128 Navy Lane Atco, New Jersey 08004
How often it is that we find something really good, only to find
that we’re just a little too late. That’s how I felt when I
found an old Farmall Regular out behind a cabinetmaker’s shop I
was visiting. The tractor was in pretty sad shape, the gas tank was
missing and who knew what else! The whole thing was rusty, though
the motor turned and it was on full steel. ‘Gotta have it,’
I thought. When I inquired about it, the owner said he wanted to
get rid of it but added, ‘You’re too late. I’ve already
sold it and I’m waiting for the guy to come and get it.’ So
this was one that got away.
That was in 1985. I went by there about a year later and sure
enough it was gone, so I forgot about it. Then in February, 1992 I
was visiting a nearby farmer when I saw this iron wheeled tractor
out by his shed. I asked if I could take a closer look and he said
okay. I looked the tractor over and there was something vaguely
familiar about it. It had no fuel tank, had full steel, was rusty,
but the engine turned. Could this be the same tractor I ran across
years ago?
Sure enough. Mr. Chapman, the farmer, got the tractor from the
cabinetmaker. He had intended to fix it up.

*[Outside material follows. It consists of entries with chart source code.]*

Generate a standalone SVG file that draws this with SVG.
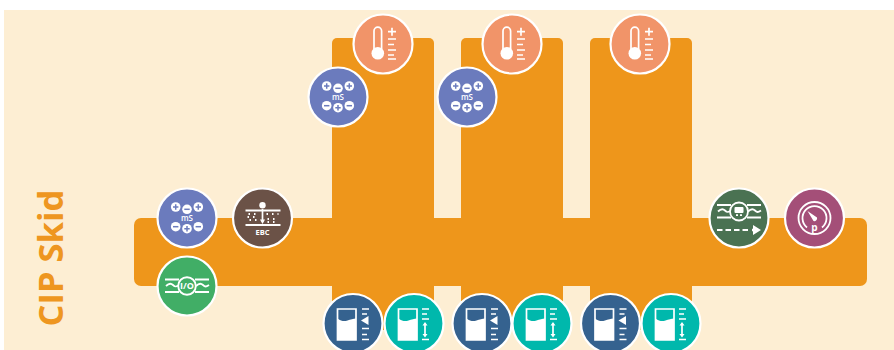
<svg xmlns="http://www.w3.org/2000/svg" width="894" height="350" viewBox="0 0 894 350">
<style>
.ring{stroke:#fff;stroke-width:2.2}
.l{fill:none;stroke:#fff;stroke-width:1.8}
.t{fill:none;stroke:#fff;stroke-width:1.700}
.w{fill:#fff}
.lab{font-family:"Open Sans","DejaVu Sans",sans-serif;fill:#fff;font-weight:700;text-anchor:middle}
</style>
<defs>
<g id="thermo">
<path class="t" d="M-9 5v-18a3.800 3.800 0 0 1 7.600 0v18"/>
<circle cx="-5.200" cy="9.300" r="6.300" class="w"/>
<path class="t" d="M5 -12.300h8M9 -16.300v8M5 -5h8M5 0.500h6M5 6h8M5 11h6M5 15h8"/>
</g>
<g id="ms">
<circle cx="-11.300" cy="-11" r="4.800" class="w"/><path d="M-14 -11h5.400M-11.300 -13.700v5.400" stroke="#6b7bbd" stroke-width="1.500"/>
<circle cx="0" cy="-8.700" r="4.800" class="w"/><path d="M-2.700 -8.700h5.400" stroke="#6b7bbd" stroke-width="1.500"/>
<circle cx="11.300" cy="-11" r="4.800" class="w"/><path d="M8.600 -11h5.400M11.300 -13.700v5.400" stroke="#6b7bbd" stroke-width="1.500"/>
<circle cx="-11.300" cy="8.700" r="4.800" class="w"/><path d="M-14 8.700h5.400" stroke="#6b7bbd" stroke-width="1.500"/>
<circle cx="0" cy="10.700" r="4.800" class="w"/><path d="M-2.700 10.700h5.400M0 8v5.400" stroke="#6b7bbd" stroke-width="1.500"/>
<circle cx="11.300" cy="8.700" r="4.800" class="w"/><path d="M8.600 8.700h5.400" stroke="#6b7bbd" stroke-width="1.500"/>
<text class="lab" x="0" y="3.200" font-size="8" style="font-weight:600">mS</text>
</g>
<g id="beaker">
<path class="t" d="M-15.500 -14.500h18.500v31h-18.500z"/>
<path class="w" d="M-15.500 -5c4 3 7 3 10 2s6 -2 8.500 -2v21.500h-18.500z"/>
</g>
<g id="lvlA">
<use href="#beaker"/>
<path class="t" d="M9 -14.500h7M9 -9.500h5M9 5h7M9 11h5M9 16h7"/>
<path class="w" d="M8 -3l7.500 -4.500v9z"/>
</g>
<g id="lvlB">
<use href="#beaker"/>
<path class="t" d="M8 -14.500h7M8 -9.500h5M8 -4.500h7M8 16h7"/>
<path class="t" d="M11 0v12" stroke-width="1.400"/><path class="w" d="M8.500 2l2.500 -3.500l2.500 3.500zM8.500 10.500l2.500 3.500l2.500 -3.500z"/>
</g>
</defs>
<rect width="894" height="350" fill="#fff"/>
<rect x="4" y="10" width="890" height="340" fill="#fdeed3"/>
<text transform="translate(63,326.500) rotate(-90)" font-family="'Open Sans','DejaVu Sans',sans-serif" font-weight="700" font-size="34.500" fill="#ee9620">CIP Skid</text>
<g id="connectors" fill="#ee961b">
<rect x="134" y="218" width="733" height="68" rx="7"/>
<rect x="332" y="38" width="102" height="292" rx="5"/>
<rect x="461" y="38" width="102" height="292" rx="5"/>
<rect x="590" y="38" width="102" height="292" rx="5"/>
</g>
<g id="temp1" transform="translate(383,44)"><circle r="29.500" fill="#f19469" class="ring"/><use href="#thermo"/></g>
<g id="temp2" transform="translate(512,44)"><circle r="29.500" fill="#f19469" class="ring"/><use href="#thermo"/></g>
<g id="temp3" transform="translate(640,44)"><circle r="29.500" fill="#f19469" class="ring"/><use href="#thermo"/></g>
<g id="ms1" transform="translate(338,97)"><circle r="29.500" fill="#6b7bbd" class="ring"/><use href="#ms"/></g>
<g id="ms2" transform="translate(467,97)"><circle r="29.500" fill="#6b7bbd" class="ring"/><use href="#ms"/></g>
<g id="ms3" transform="translate(187,218)"><circle r="29.500" fill="#6b7bbd" class="ring"/><use href="#ms"/></g>
<g id="ebc" transform="translate(262.500,218)"><circle r="29.500" fill="#6b5247" class="ring"/>
<path class="l" d="M-17 -7.500h35M-17 7h35"/><path class="t" d="M0 -9v13" stroke-width="1.300"/><path class="w" d="M-2.500 1.500h5l-2.500 4.500z"/>
<circle cy="-12.700" r="3.200" class="w"/>
<path class="l" stroke-width="1" stroke-dasharray="1.500 4" d="M-14 -4h11M4 -4h12M-15 -1h11M5 1h8M-13 2h10M5 4h9"/>
<text class="lab" y="16.500" font-size="7.500">EBC</text></g>
<g id="io" transform="translate(187,286)"><circle r="29.500" fill="#41ae66" class="ring"/>
<path class="l" d="M-22 -6.500h14M8 -6.500h14M-22 6h14M8 6h14M-21 0c3 -3 5 -3 7 -1s3 2 5 0.500M9 0c3 -3 5 -3 7 -1s3 2 6 0"/>
<circle r="8.800" fill="#41ae66" stroke="#fff" stroke-width="1.900"/>
<text class="lab" y="3.200" font-size="9">I/O</text></g>
<g id="flow" transform="translate(739,218)"><circle r="29.500" fill="#4a7252" class="ring"/>
<path class="l" d="M-22 -13h14M8 -13h14M-22 -0.500h14M8 -0.500h14M-21 -6.500c3 -3 5 -3 7 -1s3 2 5 0.500M9 -6.500c3 -3 5 -3 7 -1s3 2 6 0"/>
<circle cy="-6.500" r="9" fill="#4a7252" stroke="#fff" stroke-width="1.800"/>
<rect x="-4.500" y="-11" width="9" height="6" rx="1" class="w"/><path class="t" d="M-3 -2.800h2M1 -2.800h2" stroke-width="1.500"/>
<path class="l" stroke-width="2" stroke-dasharray="5.500 3" d="M-22 12h33"/><path class="w" d="M13 10.800h1v-3.800l8 5l-8 5v-3.800h-1z"/></g>
<g id="pressure" transform="translate(814.500,218)"><circle r="29.500" fill="#a44f78" class="ring"/>
<circle r="16" class="l"/><path class="l" d="M-7.500 9.500a12 12 0 1 1 15 0"/>
<path class="w" d="M-7 -7l9.500 6.500a2.800 2.800 0 0 1 -3.500 3.500z"/>
<text class="lab" y="12.500" font-size="10">p</text></g>
<g id="lvl1" transform="translate(353,323.500)"><circle r="29.500" fill="#35628f" class="ring"/><use href="#lvlA"/></g>
<g id="lvl2" transform="translate(414,323.500)"><circle r="29.500" fill="#00b8ac" class="ring"/><use href="#lvlB"/></g>
<g id="lvl3" transform="translate(482,323.500)"><circle r="29.500" fill="#35628f" class="ring"/><use href="#lvlA"/></g>
<g id="lvl4" transform="translate(542,323.500)"><circle r="29.500" fill="#00b8ac" class="ring"/><use href="#lvlB"/></g>
<g id="lvl5" transform="translate(610.500,323.500)"><circle r="29.500" fill="#35628f" class="ring"/><use href="#lvlA"/></g>
<g id="lvl6" transform="translate(671,323.500)"><circle r="29.500" fill="#00b8ac" class="ring"/><use href="#lvlB"/></g>
</svg>
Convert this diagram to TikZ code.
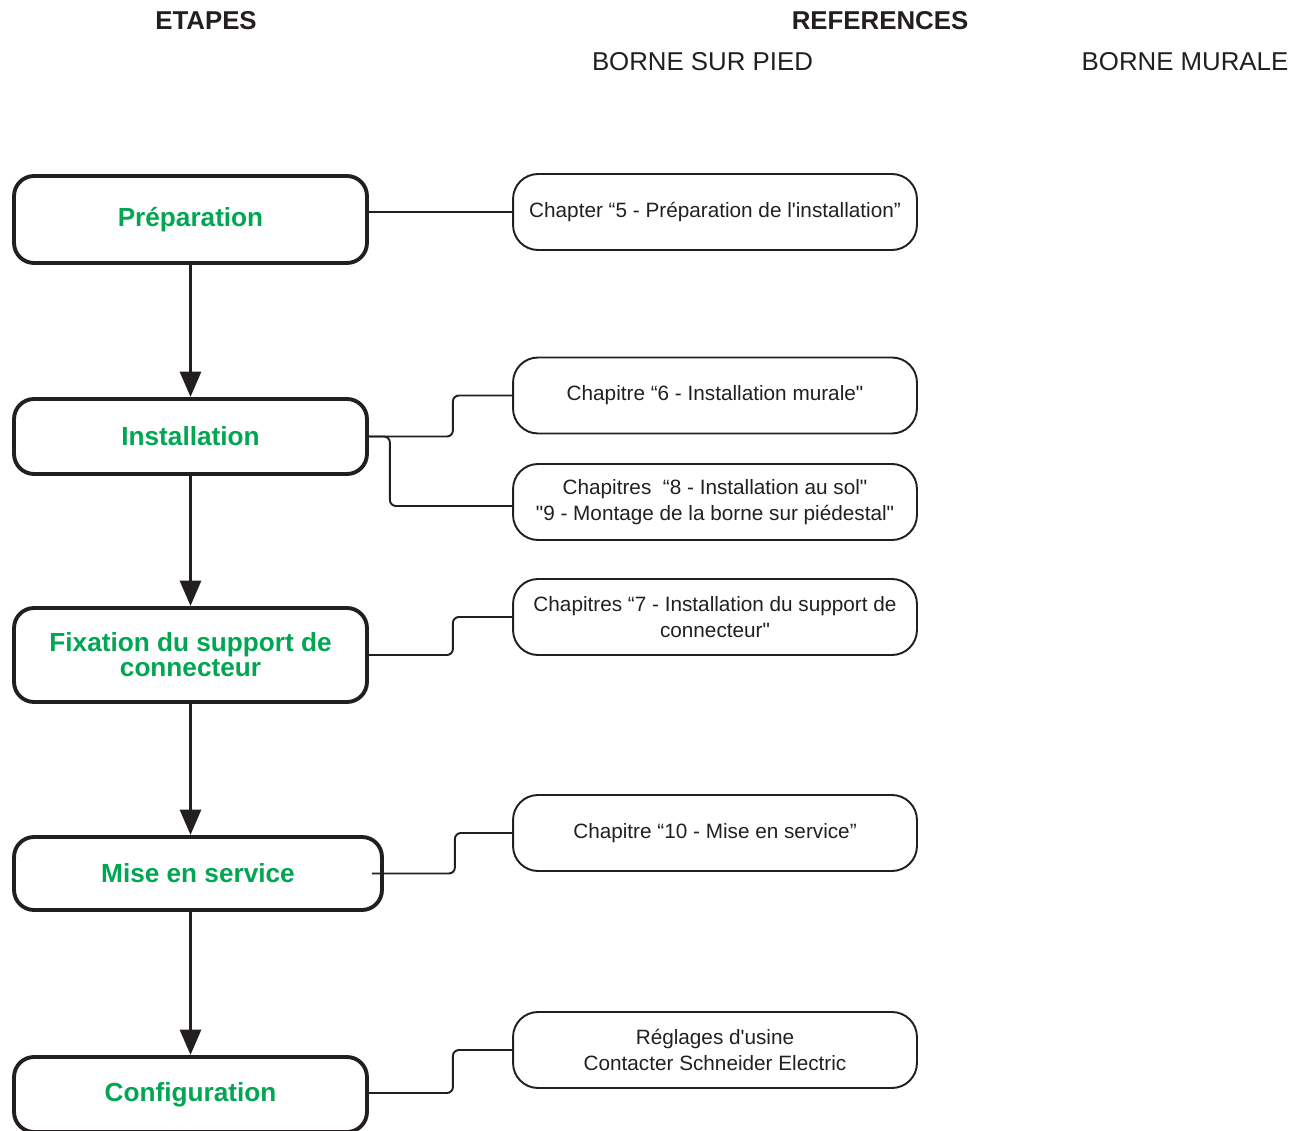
\documentclass[tikz,border=0pt]{standalone}
\usepackage{fontspec}
\setmainfont{Liberation Sans}[Ligatures=TeXOff]
\usetikzlibrary{positioning, arrows.meta}
\definecolor{etapegreen}{RGB}{0,166,81}
\definecolor{inkgray}{RGB}{35,31,32}

\begin{document}
\begin{tikzpicture}[x=0.02cm, y=-0.02cm, color=inkgray]
    \useasboundingbox (0,0) rectangle (1302,1131);

    % column titles
    \node[font=\fontsize{14.7}{17}\selectfont\bfseries] (etapes) at (206, 21) {ETAPES};
    \node[font=\fontsize{14.7}{17}\selectfont\bfseries] (refs)   at (880, 21) {REFERENCES};
    \node[font=\fontsize{14.7}{17}\selectfont] (pied)   at (702.5, 62) {BORNE SUR PIED};
    \node[font=\fontsize{14.7}{17}\selectfont] (murale) at (1185, 62)  {BORNE MURALE};

    % steps
    \begin{scope}[every node/.style={draw, line width=2.2pt, rounded corners=0.4cm,
                  minimum width=7.06cm, align=center, text=etapegreen,
                  font=\fontsize{14.9}{14.2}\selectfont\bfseries}]
        \node[minimum height=1.74cm] (prep) at (190.5, 219.5) {Préparation};
        \node[minimum height=1.50cm] (inst) at (190.5, 436.5) {Installation};
        \node[minimum height=1.88cm] (fix)  at (190.5, 655)   {Fixation du support de\\connecteur};
        \node[minimum height=1.46cm, minimum width=7.36cm] (mise) at (198, 873.5) {Mise en service};
        \node[minimum height=1.50cm] (conf) at (190.5, 1094.5) {Configuration};
    \end{scope}

    % references
    \begin{scope}[every node/.style={draw, line width=1.1pt, rounded corners=0.5cm,
                  minimum width=8.08cm, minimum height=1.52cm, align=center,
                  font=\fontsize{11.8}{14.7}\selectfont}]
        \node (r1) at (715, 212)    {Chapter “5 - Préparation de l'installation”};
        \node (r2) at (715, 395.5)  {Chapitre “6 - Installation murale"};
        \node (r3) at (715, 502)    {Chapitres \ “8 - Installation au sol"\\"9 - Montage de la borne sur piédestal"};
        \node (r4) at (715, 617)    {Chapitres “7 - Installation du support de\\connecteur"};
        \node (r5) at (715, 833)    {Chapitre “10 - Mise en service”};
        \node (r6) at (715, 1050)   {Réglages d'usine\\Contacter Schneider Electric};
    \end{scope}

    % step order
    \begin{scope}[>={Triangle[width=11.8pt, length=14.5pt]}, line width=2.2pt]
        \draw[->] (prep.south) -- (prep.south |- inst.north);
        \draw[->] (inst.south) -- (inst.south |- fix.north);
        \draw[->] (fix.south)  -- (fix.south |- mise.north);
        \draw[->] (mise.south -| conf.north) -- (conf.north);
    \end{scope}

    % links to chapters
    \begin{scope}[line width=1.1pt, rounded corners=0.12cm]
        \draw (prep.east |- r1.west) -- (r1.west);
        \draw (inst.east) -- ++(84,0) |- (r2.west);
        \draw (inst.east) -- ++(21,0) |- ([yshift=-0.08cm]r3.west);
        \draw (fix.east)  -- ++(84,0) |- (r4.west);
        \draw ([xshift=-0.24cm]mise.east) -- ++(83,0) |- (r5.west);
        \draw ([yshift=0.03cm]conf.east) -- ++(84,0) |- (r6.west);
    \end{scope}
\end{tikzpicture}
\end{document}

He said he got a fuel
tank for it and even bought new decals, but never got around to
restoring it.
After some time and negotiations, we made a deal and it was
finally mine. To get it home I asked a neighbor to help and used
his trailer. After getting the tractor home, the first thing I
wanted to do was try to run it to see what I was up against. But
before I could do that I found that the clutch was totally stuck.
After a lot of work to get it apart, I found the reason it was
stuck was because, over the many years of sitting, mice had made
the clutch housing their home, totally filling it with nesting and
virtually welding the whole thing together. My friend Allen
Samuelsen had a good clutch and pressure plate, so that was not a
problem. I rebuilt the carburetor, including making a new center
tube and rigged a makeshift fuel tank. So now I hoped it would
start, but found the timing was way off and the spring for starting
the magneto was broken so, after it was timed, I belted it up to my
Farmall C and she started right off.
It sounded great with good oil pressure. My brother-in-law Joe
Sanders got the whole event on video, which encouraged me over the
many months it was apart. The fuel tank I got with it turned out to
be for an F-20, but with the generosity of fellow collector Joe
Dunn, I not only got the right tank, but many other missing parts I
needed. By April 1993 it was painted, all back together and running
again.
So don’t despair if you miss out on some old iron, you just
might get another chance at it another time.